Ethiopian singer and composer

Shantam Shubisa (born Mohamed Ibrahim Waday; 25 December 1949) is an Ethiopian composer, singer and poet. He was born in Dire Dawa, Ethiopia. Along with musicians such as Ali Birra, Shantam Shubissa is regarded as one of Oromian significant contributors to music during the late 20th century

His stage name "Shantam" means "fifty". It was given after Shantam released a song where he composed the same chorus in five different languages: Arabic, Oromo, Somali, Amharic and Harari. The word Shan is "five" morphed into Shantam to fifty. The surname Shubissa is derived from the word Shuba which means to dance Shubissa meaning dancer and was added Together, his name is translated as "fifty the dancer.

==Musical career==
Shantam released many songs ranging from a variety of topics including love, nature and revolutionary politics.

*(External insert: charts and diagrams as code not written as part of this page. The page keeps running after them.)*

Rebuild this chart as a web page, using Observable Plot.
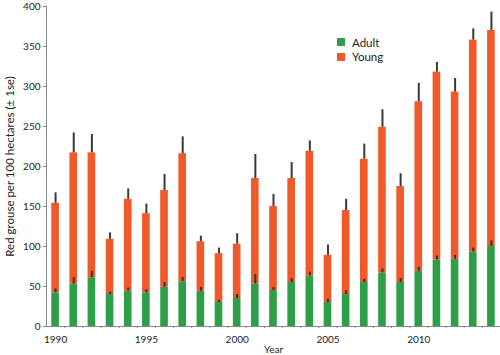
<!DOCTYPE html>
<html><head><meta charset="utf-8">
<script src="https://cdn.jsdelivr.net/npm/d3@7"></script>
<script src="https://cdn.jsdelivr.net/npm/@observablehq/plot@0.6"></script>
<style>
body{margin:0;background:#fff;}
#chart{position:relative;width:500px;height:355px;font-family:Lato,sans-serif;}
.legend{position:absolute;left:337px;top:35px;font-size:11.5px;color:#222;font-family:Lato,sans-serif;}
.legend .row{display:flex;align-items:center;height:14.5px;}
.legend .sw{width:8px;height:8px;margin-right:7px;display:inline-block;}
</style></head><body><div id="chart"></div>
<script>
const years = [1990,1991,1992,1993,1994,1995,1996,1997,1998,1999,2000,2001,2002,2003,2004,2005,2006,2007,2008,2009,2010,2011,2012,2013,2014];
const adult   = [42,53,61,40,44,42,49,56,44,30,35,53,45,55,63,30,40,55,67,55,69,83,84,93,100];
const adultSE = [5,8,8,3,4,4,6,5,5,3,5,12,4,5,5,4,5,4,5,5,5,5,5,5,7];
const young   = [112,164,156,69,115,99,121,160,62,61,68,132,105,130,156,59,105,154,182,120,212,235,209,265,270];
const totalSE = [13,25,23,8,13,12,20,21,7,7,13,30,15,20,13,13,14,19,22,16,23,12,17,14,23];
const seriesNames = ["Adult","Young"];
const seriesColors = ["#2e9e48","#f05a2a"];
const yTicks = [0,50,100,150,200,250,300,350,400];
const xTicks = [1990,1995,2000,2005,2010];

const rows = [];
years.forEach((yr,i)=>{
  rows.push({year:yr, group:"Adult", value:adult[i]});
  rows.push({year:yr, group:"Young", value:young[i]});
});
const errs = years.map((yr,i)=>({
  year:yr,
  adult:adult[i], adultTop:adult[i]+adultSE[i],
  total:adult[i]+young[i], totalTop:adult[i]+young[i]+totalSE[i]
}));

const plot = Plot.plot({
  width:500, height:355,
  marginLeft:46, marginRight:0, marginTop:6, marginBottom:29,
  style:{fontFamily:"Lato, sans-serif", fontSize:"10px", color:"#222", background:"#fff"},
  x:{type:"band", domain:years, paddingInner:0.58, paddingOuter:0.29, round:false},
  y:{domain:[0,400]},
  color:{domain:seriesNames, range:seriesColors},
  marks:[
    Plot.barY(rows,{x:"year", y:"value", fill:"group", order:seriesNames}),
    Plot.ruleX(errs,{x:"year", y1:"adult", y2:"adultTop", stroke:"#333", strokeWidth:2}),
    Plot.ruleX(errs,{x:"year", y1:"total", y2:"totalTop", stroke:"#3a3a3a", strokeWidth:2}),
    Plot.frame({anchor:"left", stroke:"#888"}),
    Plot.ruleY([0],{stroke:"#888"}),
    Plot.axisY({ticks:yTicks, tickSize:3, tickPadding:3, stroke:"#888", label:null}),
    Plot.axisY({ticks:[], label:"Red grouse per 100 hectares (± 1se)", labelAnchor:"center", labelArrow:"none", labelOffset:41, fontSize:11.5}),
    Plot.axisX({ticks:years, tickSize:2, text:null, label:null, dx:9.08, stroke:"#888"}),
    Plot.axisX({ticks:xTicks, tickSize:0, tickPadding:9, tickFormat:d=>String(d), label:"Year", labelAnchor:"center", labelArrow:"none", labelOffset:26})
  ]
});
const chart = document.getElementById("chart");
chart.appendChild(plot);
const legend = document.createElement("div");
legend.className = "legend";
seriesNames.forEach((n,i)=>{
  const r = document.createElement("div"); r.className="row";
  const s = document.createElement("span"); s.className="sw"; s.style.background=seriesColors[i];
  r.appendChild(s); r.appendChild(document.createTextNode(n));
  legend.appendChild(r);
});
chart.appendChild(legend);
</script></body></html>
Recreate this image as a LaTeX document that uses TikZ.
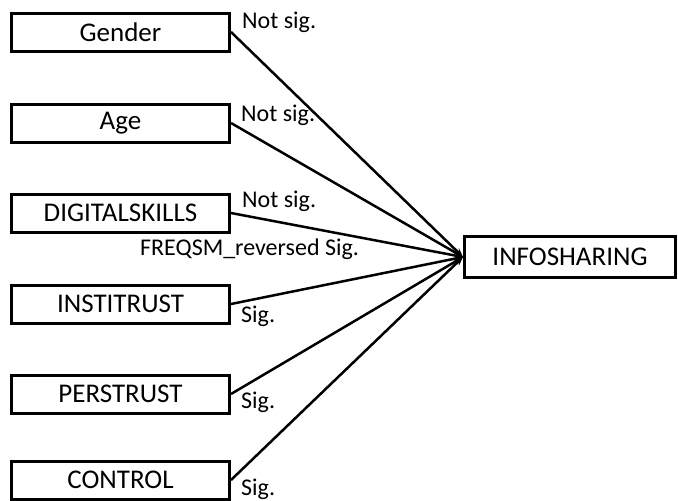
\documentclass[tikz,border=0pt]{standalone}
\usepackage{fontspec}
\setmainfont{Carlito}
\usetikzlibrary{arrows.meta}
\begin{document}
\begin{tikzpicture}[x=1pt,y=-1pt,
  varbox/.style={draw=black,line width=3pt,minimum width=218pt,minimum height=38pt,
    inner sep=0pt,font=\fontsize{27}{31}\selectfont},
  outbox/.style={varbox,minimum width=211pt,minimum height=41pt},
  path/.style={line width=2.5pt,-{Stealth[length=9pt,width=7pt]}},
  sig/.style={anchor=base west,inner sep=0pt,font=\fontsize{24}{28}\selectfont}]
\useasboundingbox (0,0) rectangle (678,501);

% predictors
\node[varbox] (gender)  at (120.5,32)  {Gender};
\node[varbox] (age)     at (120.5,123) {Age};
\node[varbox] (digital) at (120.5,213) {DIGITALSKILLS};
\node[varbox] (insti)   at (120.5,304) {INSTITRUST};
\node[varbox] (pers)    at (120.5,394) {PERSTRUST};
\node[varbox] (control) at (120.5,480) {CONTROL};

% outcome
\node[outbox] (info) at (570,257) {INFOSHARING};

% paths
\draw[path] (gender.east)  -- (info.west);
\draw[path] (age.east)     -- (info.west);
\draw[path] (digital.east) -- (info.west);
\draw[path] (insti.east)   -- (info.west);
\draw[path] (pers.east)    -- (info.west);
\draw[path] (control.east) -- (info.west);

% significance labels
\node[sig] (l1) at (242,28)  {Not sig.};
\node[sig] (l2) at (241,121) {Not sig.};
\node[sig] (l3) at (242,207) {Not sig.};
\node[sig] (l4) at (140,255) {FREQSM\_reversed Sig.};
\node[sig] (l5) at (241,322) {Sig.};
\node[sig] (l6) at (241,408) {Sig.};
\node[sig] (l7) at (241,495) {Sig.};
\end{tikzpicture}
\end{document}
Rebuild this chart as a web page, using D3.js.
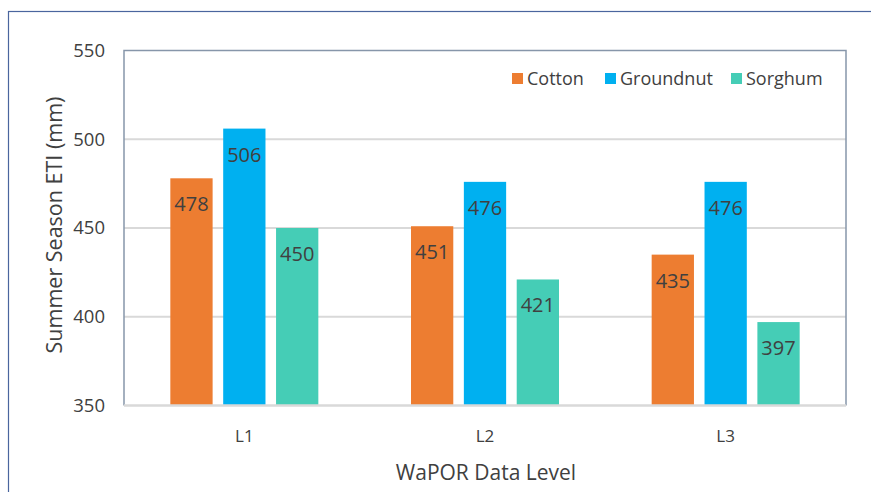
<!DOCTYPE html>
<html>
<head>
<meta charset="utf-8">
<script src="https://cdn.jsdelivr.net/npm/d3@7"></script>
<style>
  html, body { margin: 0; padding: 0; background: #fff; }
  svg { display: block; }
  text { font-family: "Open Sans", "DejaVu Sans", sans-serif; fill: #404040; }
</style>
</head>
<body>
<svg id="chart" width="871" height="492"></svg>
<script>
// Summer season ETI by WaPOR data level and crop
const levels = ["L1", "L2", "L3"];
const crops = ["Cotton", "Groundnut", "Sorghum"];
const cotton = [478, 451, 435];
const groundnut = [506, 476, 476];
const sorghum = [450, 421, 397];
const yTicks = [350, 400, 450, 500, 550];
const colors = ["#ED7D31", "#00B0F0", "#45CDB6"];

const seriesValues = [cotton, groundnut, sorghum];
const rows = levels.map((lv, i) => ({
  level: lv,
  values: crops.map((c, j) => ({ crop: c, value: seriesValues[j][i] }))
}));

const svg = d3.select("#chart");
const plot = { left: 124, top: 50.5, right: 846, bottom: 405.5 };

// outer chart frame
svg.append("rect")
  .attr("x", 8.5).attr("y", 11.5)
  .attr("width", 900).attr("height", 600)
  .attr("fill", "none").attr("stroke", "#4A659E").attr("stroke-width", 1.2);

const x0 = d3.scaleBand().domain(levels).range([plot.left, plot.right]).padding(0);
const y = d3.scaleLinear().domain([350, 550]).range([plot.bottom, plot.top]);
const groupW = 148;
const x1 = d3.scaleBand().domain(crops).range([0, groupW]).paddingInner(0.2).paddingOuter(0);
const color = d3.scaleOrdinal().domain(crops).range(colors);

// horizontal gridlines
svg.append("g")
  .selectAll("line")
  .data(yTicks.filter(t => t !== 350 && t !== 550))
  .join("line")
  .attr("x1", plot.left).attr("x2", plot.right)
  .attr("y1", d => y(d)).attr("y2", d => y(d))
  .attr("stroke", "#D9D9D9").attr("stroke-width", 2);

// plot area border (left, top, right)
svg.append("path")
  .attr("d", `M${plot.left},${plot.bottom}V${plot.top}H${plot.right}V${plot.bottom}`)
  .attr("fill", "none").attr("stroke", "#8796AA").attr("stroke-width", 1.5);

// y axis tick labels
const yAxis = d3.axisLeft(y).tickValues(yTicks).tickSize(0).tickPadding(19);
const gy = svg.append("g").attr("transform", `translate(${plot.left},0)`).call(yAxis);
gy.select(".domain").remove();
gy.selectAll("text")
  .style("font-family", "'Open Sans', sans-serif")
  .style("font-size", "18.5px")
  .attr("fill", "#404040");

// bars
const groups = svg.append("g")
  .selectAll("g")
  .data(rows)
  .join("g")
  .attr("transform", d => `translate(${x0(d.level) + x0.bandwidth() / 2 - groupW / 2},0)`);

groups.selectAll("rect")
  .data(d => d.values)
  .join("rect")
  .attr("x", d => x1(d.crop))
  .attr("width", x1.bandwidth())
  .attr("y", d => y(d.value))
  .attr("height", d => y(350) - y(d.value))
  .attr("fill", d => color(d.crop));

// value labels inside the bars
groups.selectAll("text")
  .data(d => d.values)
  .join("text")
  .attr("x", d => x1(d.crop) + x1.bandwidth() / 2)
  .attr("y", d => y(d.value) + 33)
  .attr("text-anchor", "middle")
  .style("font-size", "20px")
  .attr("fill", "#404040")
  .text(d => d.value);

// x axis baseline
svg.append("line")
  .attr("x1", plot.left).attr("x2", plot.right)
  .attr("y1", plot.bottom).attr("y2", plot.bottom)
  .attr("stroke", "#D9D9D9").attr("stroke-width", 2.5);

// x axis category labels
const xAxis = d3.axisBottom(x0).tickSize(0).tickPadding(24);
const gx = svg.append("g").attr("transform", `translate(0,${plot.bottom})`).call(xAxis);
gx.select(".domain").remove();
gx.selectAll("text")
  .style("font-family", "'Open Sans', sans-serif")
  .style("font-size", "17px")
  .attr("fill", "#595959");

// axis titles
svg.append("text")
  .attr("x", 486).attr("y", 480)
  .attr("text-anchor", "middle")
  .style("font-size", "21px")
  .attr("fill", "#111")
  .text("WaPOR Data Level");

svg.append("text")
  .attr("transform", "translate(62,225) rotate(-90)")
  .attr("text-anchor", "middle")
  .style("font-size", "21.5px")
  .attr("fill", "#111")
  .text("Summer Season ETI (mm)");

// legend
const legendX = [512, 605, 731];
const legend = svg.append("g")
  .selectAll("g")
  .data(crops)
  .join("g")
  .attr("transform", (d, i) => `translate(${legendX[i]},73)`);
legend.append("rect")
  .attr("width", 11).attr("height", 11)
  .attr("fill", d => color(d));
legend.append("text")
  .attr("x", 15).attr("y", 11.5)
  .style("font-size", "18px")
  .attr("fill", "#595959")
  .text(d => d);
</script>
</body>
</html>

Although he has not released an official collection of poetry, his most famed classic songs include: "Alaaba Nagayaa", (Banner of Peace), "Naaf si uume" (You were created for me), "Yaa Quburee" (Hey Gorgeous), and "Yaa haadha too" (My mother).

==Awards==
In 1995, Shantam was awarded for his contributions by the Oromo Radio Committee in Melbourne, Australia. He also received recognition for contribution to language and culture, a lifetime contribution to music and arts award in Melbourne, Australia; 2000 and was officially invited back to Africa, after decades in exile., as a special guest to open the Oromo Cultural Centre in Adama, Oromia in 2006. Shantam also toured United States, Canada and Germany numerous times, singing to Oromo people living outside his native country.